Historic house in Roanoke, Virginia, US

The Villa Heights house, also known as the ComptonBateman House, is a historic house in Roanoke, Virginia, USA. Built in 1820, it was originally the home of Elijah McClanahan, a lieutenant-colonel in the War of 1812. It has been substantially renovated and restored over the years, including after a 2011 fire, and it is the namesake of the neighborhood of Villa Heights, Roanoke, Virginia. It was added to the National Register of Historic Places in 2018, and as of 2023 houses assorted non-profit groups.

==History==
Elijah McClanahan, Roanoke County's first high sheriff and a lieutenant colonel in the War of 1812, owned much of what became Northwest Roanoke City. A portion of that land was what he called "Long Meadow", an 814-acre (329 ha) estate upon which, by 1820, he built the two-story, single-pile house in the Federal style that came to be known as Villa Heights.

The house underwent multiple changes in ownership at the end of the 19th century. By 1910 it was owned by Sallie Compton, who in that year spent $1,000 to add a rear ell to the structure. This addition put a kitchen and bathroom under the same roof as the original building and added bedrooms to the second floor.

In 1923, the house was sold again to Ernest Bateman, who initiated a significant remodel. A two-story portico with Doric columns was added to the front, and more columns and other Classical revival elements were placed in the building's interior.

The Batemans owned Villa Heights until 1958, when it was purchased by the City of Roanoke and began use as a recreation center. The city divided the estate and turned the 3.4 acre immediately surrounding the house into a park. It also built some additions to the property, including a cinderblock recreation area, an ADA-compliant bathroom in the rear, and two exterior restrooms. A playground and basketball court date to this time as well. The house was also used as a satellite office for Roanoke City Police.

The City of Roanoke ceased operations in the building in 2007, and the property was vacant in 2011 when a fire broke out and caused severe damage to the roof. There was little left of the roofing frame to attach tarpaulins or other protective fabrics onto the house, and the interior was left open to the elements for years. The city, which had been attempting to sell the house, was reluctant to pay what was anticipated to be thousands of dollars more than its insurance coverage to properly rehabilitate the property. The home was added to the Virginia endangered landmarks list in 2013.

In 2017, the city agreed to sell the property to a local non-profit organization for $1, with the stipulation that at least $868,000 (including $264,000 in insurance funds received by the city after the fire) be spent on renovations.
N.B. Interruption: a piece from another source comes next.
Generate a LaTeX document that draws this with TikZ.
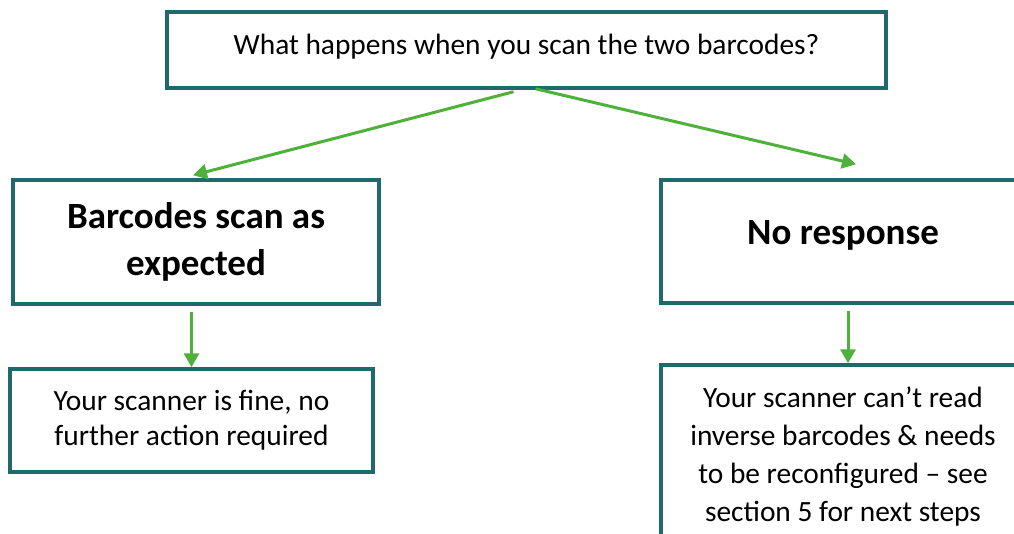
\documentclass[tikz,border=0pt]{standalone}
\usepackage{fontspec}
\setmainfont{Carlito}
\usetikzlibrary{arrows.meta}
\definecolor{boxteal}{RGB}{31,104,108}
\definecolor{arrowgreen}{RGB}{78,178,58}

\begin{document}
\begin{tikzpicture}[x=1pt,y=-1pt,
  box/.style={draw=boxteal, line width=3.5pt, rectangle, align=center, inner sep=0pt},
  arr/.style={draw=arrowgreen, line width=3pt, -{Triangle[width=15pt,length=14pt]}},
  plain/.style={font=\fontsize{29.4}{35}\selectfont},
  heading/.style={font=\fontsize{37}{47}\selectfont\bfseries}]
\clip (0,0) rectangle (1014,533);
\fill[white] (0,0) rectangle (1014,533);
% question on top
\node[box, plain, minimum width=719pt, minimum height=76pt, text depth=12pt] (q) at (526.5,50) {What happens when you scan the two barcodes?};
% the two outcomes
\node[box, heading, minimum width=366pt, minimum height=124pt] (ok) at (196,242) {Barcodes scan as\\expected};
\node[box, heading, minimum width=364pt, minimum height=123pt, text depth=18pt] (none) at (843,241.5) {No response};
% what to do next
\node[box, plain, minimum width=363pt, minimum height=103pt] (fine) at (191.5,420.5) {Your scanner is fine, no\\further action required};
\node[box, plain, font=\fontsize{29.4}{38}\selectfont, minimum width=364pt, minimum height=182pt] (fix) at (843,456) {Your scanner can’t read\\inverse barcodes \& needs\\to be reconfigured – see\\section 5 for next steps};
\draw[arr] ([xshift=-13pt,yshift=-2pt]q.south) -- ([xshift=-3pt,yshift=3pt]ok.north);
\draw[arr] ([xshift=9pt,yshift=1pt]q.south) -- ([xshift=13pt,yshift=14pt]none.north);
\draw[arr] ([yshift=-6pt]fine.north |- ok.south) -- (fine.north);
\draw[arr] ([xshift=5pt,yshift=-6pt]none.south) -- ([xshift=5pt]fix.north);
\end{tikzpicture}
\end{document}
The property was listed on the National Register of Historic Places in 2018, and the building's sale was expedited after a tax reform bill was advanced that would have ended federal tax breaks for historic renovations; the final version of the bill kept the incentives but required them to be dispensed over a five-year period rather than after one year. The building reopened in 2019, having won an award for its rehabilitation from a local preservation society, and, in 2023, housed a church and assorted non-profit organizations.